• Task prompt:
Write out the listing below in full and exactly, leaving out every picture.

• Stored data:
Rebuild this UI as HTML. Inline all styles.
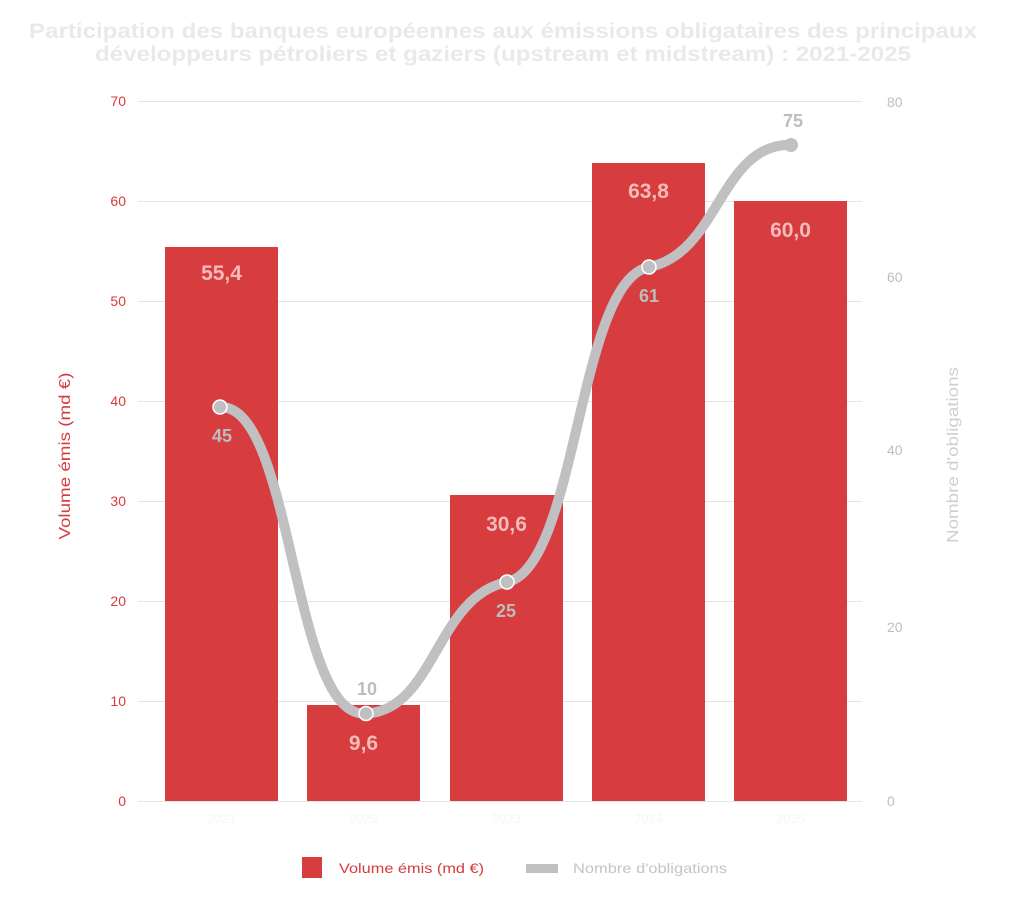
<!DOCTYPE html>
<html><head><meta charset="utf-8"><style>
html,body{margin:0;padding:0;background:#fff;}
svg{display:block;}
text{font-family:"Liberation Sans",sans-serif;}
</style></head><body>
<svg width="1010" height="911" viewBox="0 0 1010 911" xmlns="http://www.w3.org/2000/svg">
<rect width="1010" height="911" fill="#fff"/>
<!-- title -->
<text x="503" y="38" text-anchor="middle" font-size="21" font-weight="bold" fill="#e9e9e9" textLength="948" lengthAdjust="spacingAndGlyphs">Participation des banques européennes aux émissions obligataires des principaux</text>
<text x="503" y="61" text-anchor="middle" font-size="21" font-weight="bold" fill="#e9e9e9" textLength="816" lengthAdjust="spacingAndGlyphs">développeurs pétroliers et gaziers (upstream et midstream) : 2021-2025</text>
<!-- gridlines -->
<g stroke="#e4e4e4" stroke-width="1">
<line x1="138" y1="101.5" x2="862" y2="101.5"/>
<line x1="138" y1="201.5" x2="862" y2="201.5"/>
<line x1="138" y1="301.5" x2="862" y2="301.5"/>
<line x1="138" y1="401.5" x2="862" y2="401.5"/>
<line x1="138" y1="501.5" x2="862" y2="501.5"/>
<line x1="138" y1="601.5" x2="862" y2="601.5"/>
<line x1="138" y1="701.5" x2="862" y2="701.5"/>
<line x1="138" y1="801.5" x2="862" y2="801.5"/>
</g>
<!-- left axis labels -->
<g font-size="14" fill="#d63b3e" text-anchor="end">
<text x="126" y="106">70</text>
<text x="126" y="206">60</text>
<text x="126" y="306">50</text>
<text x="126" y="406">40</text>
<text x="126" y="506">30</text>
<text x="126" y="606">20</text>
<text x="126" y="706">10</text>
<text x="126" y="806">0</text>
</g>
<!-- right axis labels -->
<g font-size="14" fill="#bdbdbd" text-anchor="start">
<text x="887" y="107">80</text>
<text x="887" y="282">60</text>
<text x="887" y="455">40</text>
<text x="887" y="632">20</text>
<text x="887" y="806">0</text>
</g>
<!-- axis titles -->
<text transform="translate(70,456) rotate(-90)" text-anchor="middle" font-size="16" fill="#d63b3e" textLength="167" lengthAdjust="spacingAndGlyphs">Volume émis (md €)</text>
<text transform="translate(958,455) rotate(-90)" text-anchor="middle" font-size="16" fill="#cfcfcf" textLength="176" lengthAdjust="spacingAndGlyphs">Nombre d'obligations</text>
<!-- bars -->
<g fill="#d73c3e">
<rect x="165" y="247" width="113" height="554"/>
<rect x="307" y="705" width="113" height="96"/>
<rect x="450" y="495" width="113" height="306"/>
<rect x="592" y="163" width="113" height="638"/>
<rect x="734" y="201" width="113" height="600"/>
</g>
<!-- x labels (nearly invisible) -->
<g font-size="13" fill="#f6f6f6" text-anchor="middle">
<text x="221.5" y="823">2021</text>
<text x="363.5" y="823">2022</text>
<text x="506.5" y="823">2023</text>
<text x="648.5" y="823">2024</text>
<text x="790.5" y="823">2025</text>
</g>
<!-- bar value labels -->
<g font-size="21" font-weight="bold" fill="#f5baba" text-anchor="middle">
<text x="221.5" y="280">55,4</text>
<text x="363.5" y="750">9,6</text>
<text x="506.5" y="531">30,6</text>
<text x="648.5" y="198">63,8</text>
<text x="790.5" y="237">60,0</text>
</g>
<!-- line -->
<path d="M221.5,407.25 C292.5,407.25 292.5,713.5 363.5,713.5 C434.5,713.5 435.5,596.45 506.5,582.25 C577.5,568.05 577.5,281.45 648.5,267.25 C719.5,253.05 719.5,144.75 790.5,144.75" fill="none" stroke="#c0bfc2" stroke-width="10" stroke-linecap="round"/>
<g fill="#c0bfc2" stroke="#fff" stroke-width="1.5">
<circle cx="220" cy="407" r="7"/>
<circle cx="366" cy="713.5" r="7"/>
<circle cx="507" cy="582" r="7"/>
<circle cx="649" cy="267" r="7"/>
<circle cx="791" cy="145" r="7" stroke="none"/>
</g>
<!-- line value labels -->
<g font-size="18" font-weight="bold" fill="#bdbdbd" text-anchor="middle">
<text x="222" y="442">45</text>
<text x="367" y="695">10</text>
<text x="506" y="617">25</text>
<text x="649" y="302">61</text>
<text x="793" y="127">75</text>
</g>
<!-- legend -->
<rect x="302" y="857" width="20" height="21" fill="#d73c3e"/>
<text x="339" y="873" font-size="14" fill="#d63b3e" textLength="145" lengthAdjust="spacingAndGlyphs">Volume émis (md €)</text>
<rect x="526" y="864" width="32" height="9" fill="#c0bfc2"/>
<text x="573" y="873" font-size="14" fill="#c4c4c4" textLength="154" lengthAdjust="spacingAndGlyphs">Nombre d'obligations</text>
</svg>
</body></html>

• Answer below:
Rebuild this UI as HTML. Inline all styles.
<!DOCTYPE html>
<html><head><meta charset="utf-8"><style>
html,body{margin:0;padding:0;background:#fff;}
svg{display:block;}
text{font-family:"Liberation Sans",sans-serif;}
</style></head><body>
<svg width="1010" height="911" viewBox="0 0 1010 911" xmlns="http://www.w3.org/2000/svg">
<rect width="1010" height="911" fill="#fff"/>
<!-- title -->
<text x="503" y="38" text-anchor="middle" font-size="21" font-weight="bold" fill="#e9e9e9" textLength="948" lengthAdjust="spacingAndGlyphs">Participation des banques européennes aux émissions obligataires des principaux</text>
<text x="503" y="61" text-anchor="middle" font-size="21" font-weight="bold" fill="#e9e9e9" textLength="816" lengthAdjust="spacingAndGlyphs">développeurs pétroliers et gaziers (upstream et midstream) : 2021-2025</text>
<!-- gridlines -->
<g stroke="#e4e4e4" stroke-width="1">
<line x1="138" y1="101.5" x2="862" y2="101.5"/>
<line x1="138" y1="201.5" x2="862" y2="201.5"/>
<line x1="138" y1="301.5" x2="862" y2="301.5"/>
<line x1="138" y1="401.5" x2="862" y2="401.5"/>
<line x1="138" y1="501.5" x2="862" y2="501.5"/>
<line x1="138" y1="601.5" x2="862" y2="601.5"/>
<line x1="138" y1="701.5" x2="862" y2="701.5"/>
<line x1="138" y1="801.5" x2="862" y2="801.5"/>
</g>
<!-- left axis labels -->
<g font-size="14" fill="#d63b3e" text-anchor="end">
<text x="126" y="106">70</text>
<text x="126" y="206">60</text>
<text x="126" y="306">50</text>
<text x="126" y="406">40</text>
<text x="126" y="506">30</text>
<text x="126" y="606">20</text>
<text x="126" y="706">10</text>
<text x="126" y="806">0</text>
</g>
<!-- right axis labels -->
<g font-size="14" fill="#bdbdbd" text-anchor="start">
<text x="887" y="107">80</text>
<text x="887" y="282">60</text>
<text x="887" y="455">40</text>
<text x="887" y="632">20</text>
<text x="887" y="806">0</text>
</g>
<!-- axis titles -->
<text transform="translate(70,456) rotate(-90)" text-anchor="middle" font-size="16" fill="#d63b3e" textLength="167" lengthAdjust="spacingAndGlyphs">Volume émis (md €)</text>
<text transform="translate(958,455) rotate(-90)" text-anchor="middle" font-size="16" fill="#cfcfcf" textLength="176" lengthAdjust="spacingAndGlyphs">Nombre d'obligations</text>
<!-- bars -->
<g fill="#d73c3e">
<rect x="165" y="247" width="113" height="554"/>
<rect x="307" y="705" width="113" height="96"/>
<rect x="450" y="495" width="113" height="306"/>
<rect x="592" y="163" width="113" height="638"/>
<rect x="734" y="201" width="113" height="600"/>
</g>
<!-- x labels (nearly invisible) -->
<g font-size="13" fill="#f6f6f6" text-anchor="middle">
<text x="221.5" y="823">2021</text>
<text x="363.5" y="823">2022</text>
<text x="506.5" y="823">2023</text>
<text x="648.5" y="823">2024</text>
<text x="790.5" y="823">2025</text>
</g>
<!-- bar value labels -->
<g font-size="21" font-weight="bold" fill="#f5baba" text-anchor="middle">
<text x="221.5" y="280">55,4</text>
<text x="363.5" y="750">9,6</text>
<text x="506.5" y="531">30,6</text>
<text x="648.5" y="198">63,8</text>
<text x="790.5" y="237">60,0</text>
</g>
<!-- line -->
<path d="M221.5,407.25 C292.5,407.25 292.5,713.5 363.5,713.5 C434.5,713.5 435.5,596.45 506.5,582.25 C577.5,568.05 577.5,281.45 648.5,267.25 C719.5,253.05 719.5,144.75 790.5,144.75" fill="none" stroke="#c0bfc2" stroke-width="10" stroke-linecap="round"/>
<g fill="#c0bfc2" stroke="#fff" stroke-width="1.5">
<circle cx="220" cy="407" r="7"/>
<circle cx="366" cy="713.5" r="7"/>
<circle cx="507" cy="582" r="7"/>
<circle cx="649" cy="267" r="7"/>
<circle cx="791" cy="145" r="7" stroke="none"/>
</g>
<!-- line value labels -->
<g font-size="18" font-weight="bold" fill="#bdbdbd" text-anchor="middle">
<text x="222" y="442">45</text>
<text x="367" y="695">10</text>
<text x="506" y="617">25</text>
<text x="649" y="302">61</text>
<text x="793" y="127">75</text>
</g>
<!-- legend -->
<rect x="302" y="857" width="20" height="21" fill="#d73c3e"/>
<text x="339" y="873" font-size="14" fill="#d63b3e" textLength="145" lengthAdjust="spacingAndGlyphs">Volume émis (md €)</text>
<rect x="526" y="864" width="32" height="9" fill="#c0bfc2"/>
<text x="573" y="873" font-size="14" fill="#c4c4c4" textLength="154" lengthAdjust="spacingAndGlyphs">Nombre d'obligations</text>
</svg>
</body></html>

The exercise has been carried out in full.